▶ _Written instruction_
Return every line below in which "React" appears.

▶ _Available data_
===============
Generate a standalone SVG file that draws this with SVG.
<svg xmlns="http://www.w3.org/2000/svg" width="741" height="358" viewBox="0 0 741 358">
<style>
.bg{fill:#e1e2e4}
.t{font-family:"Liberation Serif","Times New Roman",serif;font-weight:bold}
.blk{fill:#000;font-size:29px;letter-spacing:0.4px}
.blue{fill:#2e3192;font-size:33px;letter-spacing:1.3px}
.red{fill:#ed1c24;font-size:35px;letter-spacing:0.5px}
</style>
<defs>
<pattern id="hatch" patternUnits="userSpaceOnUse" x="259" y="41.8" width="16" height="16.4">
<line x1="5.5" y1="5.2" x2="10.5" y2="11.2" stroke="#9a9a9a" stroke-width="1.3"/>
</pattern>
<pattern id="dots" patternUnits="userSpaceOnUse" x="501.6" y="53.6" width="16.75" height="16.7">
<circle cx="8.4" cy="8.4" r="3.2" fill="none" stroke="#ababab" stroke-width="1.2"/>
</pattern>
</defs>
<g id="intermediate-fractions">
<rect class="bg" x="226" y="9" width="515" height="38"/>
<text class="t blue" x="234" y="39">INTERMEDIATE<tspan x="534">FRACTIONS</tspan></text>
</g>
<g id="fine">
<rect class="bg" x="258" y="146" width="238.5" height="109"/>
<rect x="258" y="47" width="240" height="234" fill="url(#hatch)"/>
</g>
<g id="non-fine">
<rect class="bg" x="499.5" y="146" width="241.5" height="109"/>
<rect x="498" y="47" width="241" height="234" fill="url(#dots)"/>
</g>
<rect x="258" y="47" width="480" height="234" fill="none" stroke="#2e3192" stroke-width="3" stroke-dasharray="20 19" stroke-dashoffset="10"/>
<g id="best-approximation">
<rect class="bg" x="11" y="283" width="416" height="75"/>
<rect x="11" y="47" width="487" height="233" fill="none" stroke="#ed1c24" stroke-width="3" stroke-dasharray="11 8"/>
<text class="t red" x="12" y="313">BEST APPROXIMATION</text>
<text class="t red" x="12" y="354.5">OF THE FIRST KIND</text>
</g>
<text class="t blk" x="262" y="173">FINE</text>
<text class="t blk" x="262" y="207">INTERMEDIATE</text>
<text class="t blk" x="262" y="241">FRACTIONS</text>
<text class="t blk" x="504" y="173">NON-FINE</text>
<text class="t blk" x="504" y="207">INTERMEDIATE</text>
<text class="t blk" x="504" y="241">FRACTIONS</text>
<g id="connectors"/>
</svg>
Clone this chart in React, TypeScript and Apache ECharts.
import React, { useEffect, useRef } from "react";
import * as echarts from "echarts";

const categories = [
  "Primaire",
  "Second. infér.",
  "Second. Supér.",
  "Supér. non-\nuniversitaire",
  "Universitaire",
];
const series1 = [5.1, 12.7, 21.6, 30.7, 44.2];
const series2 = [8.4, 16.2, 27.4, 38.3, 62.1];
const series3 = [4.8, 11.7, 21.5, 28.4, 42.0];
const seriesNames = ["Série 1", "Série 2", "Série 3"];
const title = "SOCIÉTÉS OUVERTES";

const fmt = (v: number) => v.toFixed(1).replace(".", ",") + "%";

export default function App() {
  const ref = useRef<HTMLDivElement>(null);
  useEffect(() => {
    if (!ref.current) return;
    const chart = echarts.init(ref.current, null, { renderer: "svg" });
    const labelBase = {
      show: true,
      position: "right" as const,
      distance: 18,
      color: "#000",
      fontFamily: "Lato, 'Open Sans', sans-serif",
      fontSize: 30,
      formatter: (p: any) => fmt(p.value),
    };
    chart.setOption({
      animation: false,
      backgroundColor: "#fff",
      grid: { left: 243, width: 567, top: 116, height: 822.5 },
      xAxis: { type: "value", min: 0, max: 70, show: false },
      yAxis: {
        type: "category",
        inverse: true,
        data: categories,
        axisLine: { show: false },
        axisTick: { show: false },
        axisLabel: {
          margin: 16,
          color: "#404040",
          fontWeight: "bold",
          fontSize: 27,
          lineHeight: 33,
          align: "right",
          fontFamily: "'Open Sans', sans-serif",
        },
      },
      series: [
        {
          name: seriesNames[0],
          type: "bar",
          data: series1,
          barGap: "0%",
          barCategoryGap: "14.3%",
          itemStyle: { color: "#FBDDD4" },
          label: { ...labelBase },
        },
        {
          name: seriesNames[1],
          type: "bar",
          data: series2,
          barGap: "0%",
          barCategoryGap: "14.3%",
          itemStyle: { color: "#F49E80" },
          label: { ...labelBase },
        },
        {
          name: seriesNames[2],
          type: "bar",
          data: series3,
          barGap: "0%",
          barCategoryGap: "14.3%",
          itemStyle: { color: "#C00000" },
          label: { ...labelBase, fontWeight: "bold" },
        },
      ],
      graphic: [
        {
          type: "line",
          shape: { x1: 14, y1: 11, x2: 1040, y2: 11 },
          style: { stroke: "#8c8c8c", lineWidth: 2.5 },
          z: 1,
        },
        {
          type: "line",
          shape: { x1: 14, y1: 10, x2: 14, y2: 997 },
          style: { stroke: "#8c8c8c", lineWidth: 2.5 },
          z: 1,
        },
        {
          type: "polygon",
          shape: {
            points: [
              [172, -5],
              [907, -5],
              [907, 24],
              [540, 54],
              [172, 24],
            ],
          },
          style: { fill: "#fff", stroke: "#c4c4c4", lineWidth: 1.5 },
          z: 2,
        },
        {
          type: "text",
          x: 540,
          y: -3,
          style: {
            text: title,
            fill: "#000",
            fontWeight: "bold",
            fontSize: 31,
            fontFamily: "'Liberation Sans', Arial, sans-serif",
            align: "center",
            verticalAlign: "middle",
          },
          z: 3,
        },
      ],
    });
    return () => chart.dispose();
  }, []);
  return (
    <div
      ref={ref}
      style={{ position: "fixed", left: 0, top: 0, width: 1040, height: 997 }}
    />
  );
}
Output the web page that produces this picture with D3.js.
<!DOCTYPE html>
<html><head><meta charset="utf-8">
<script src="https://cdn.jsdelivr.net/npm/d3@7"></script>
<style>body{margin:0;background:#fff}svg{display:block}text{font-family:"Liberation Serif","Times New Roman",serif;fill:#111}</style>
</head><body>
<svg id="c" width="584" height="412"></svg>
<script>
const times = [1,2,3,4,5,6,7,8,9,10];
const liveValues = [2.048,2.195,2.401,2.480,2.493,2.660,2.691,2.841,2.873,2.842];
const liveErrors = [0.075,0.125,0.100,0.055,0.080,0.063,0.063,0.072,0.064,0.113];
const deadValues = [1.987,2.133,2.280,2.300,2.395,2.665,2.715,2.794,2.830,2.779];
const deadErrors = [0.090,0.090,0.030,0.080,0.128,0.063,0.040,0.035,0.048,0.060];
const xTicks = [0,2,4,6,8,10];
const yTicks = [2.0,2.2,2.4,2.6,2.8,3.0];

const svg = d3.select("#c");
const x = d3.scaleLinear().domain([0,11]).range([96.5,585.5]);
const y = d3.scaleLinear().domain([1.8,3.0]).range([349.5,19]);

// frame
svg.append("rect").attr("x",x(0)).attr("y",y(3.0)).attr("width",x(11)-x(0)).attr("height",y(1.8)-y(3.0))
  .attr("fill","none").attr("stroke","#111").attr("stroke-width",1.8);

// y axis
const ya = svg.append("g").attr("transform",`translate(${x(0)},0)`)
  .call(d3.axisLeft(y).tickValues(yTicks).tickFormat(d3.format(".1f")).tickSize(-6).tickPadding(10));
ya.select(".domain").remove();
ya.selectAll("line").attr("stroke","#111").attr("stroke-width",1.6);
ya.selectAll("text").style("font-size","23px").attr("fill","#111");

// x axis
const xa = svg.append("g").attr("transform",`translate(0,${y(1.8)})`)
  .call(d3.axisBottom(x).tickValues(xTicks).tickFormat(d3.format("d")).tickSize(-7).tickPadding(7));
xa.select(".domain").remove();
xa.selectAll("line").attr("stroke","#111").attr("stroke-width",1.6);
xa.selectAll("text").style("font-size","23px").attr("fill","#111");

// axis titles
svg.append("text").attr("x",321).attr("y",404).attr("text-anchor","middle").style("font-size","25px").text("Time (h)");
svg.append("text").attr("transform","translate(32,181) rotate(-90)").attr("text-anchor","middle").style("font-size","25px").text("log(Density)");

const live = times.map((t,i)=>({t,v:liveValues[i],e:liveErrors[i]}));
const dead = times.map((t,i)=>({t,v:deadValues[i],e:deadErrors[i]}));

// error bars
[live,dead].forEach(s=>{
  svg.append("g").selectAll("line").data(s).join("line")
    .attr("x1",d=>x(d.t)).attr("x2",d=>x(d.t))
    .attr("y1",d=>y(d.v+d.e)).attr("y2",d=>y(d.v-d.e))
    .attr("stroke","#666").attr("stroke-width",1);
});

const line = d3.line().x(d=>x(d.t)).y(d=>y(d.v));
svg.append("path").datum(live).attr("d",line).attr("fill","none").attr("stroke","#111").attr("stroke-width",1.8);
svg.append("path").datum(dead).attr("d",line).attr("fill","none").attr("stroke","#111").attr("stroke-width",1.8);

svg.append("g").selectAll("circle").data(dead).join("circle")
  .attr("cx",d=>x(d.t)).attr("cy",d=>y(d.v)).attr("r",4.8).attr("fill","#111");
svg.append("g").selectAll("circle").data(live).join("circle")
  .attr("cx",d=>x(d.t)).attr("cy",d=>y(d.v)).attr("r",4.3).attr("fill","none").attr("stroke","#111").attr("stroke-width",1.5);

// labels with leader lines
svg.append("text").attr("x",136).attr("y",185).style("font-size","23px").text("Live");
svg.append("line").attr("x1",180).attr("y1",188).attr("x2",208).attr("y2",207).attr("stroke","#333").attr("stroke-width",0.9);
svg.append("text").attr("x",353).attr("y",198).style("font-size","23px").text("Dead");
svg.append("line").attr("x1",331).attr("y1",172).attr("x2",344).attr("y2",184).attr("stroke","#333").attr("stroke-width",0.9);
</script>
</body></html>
===============
▶ _Answer in full_
Clone this chart in React, TypeScript and Apache ECharts.
import React, { useEffect, useRef } from "react";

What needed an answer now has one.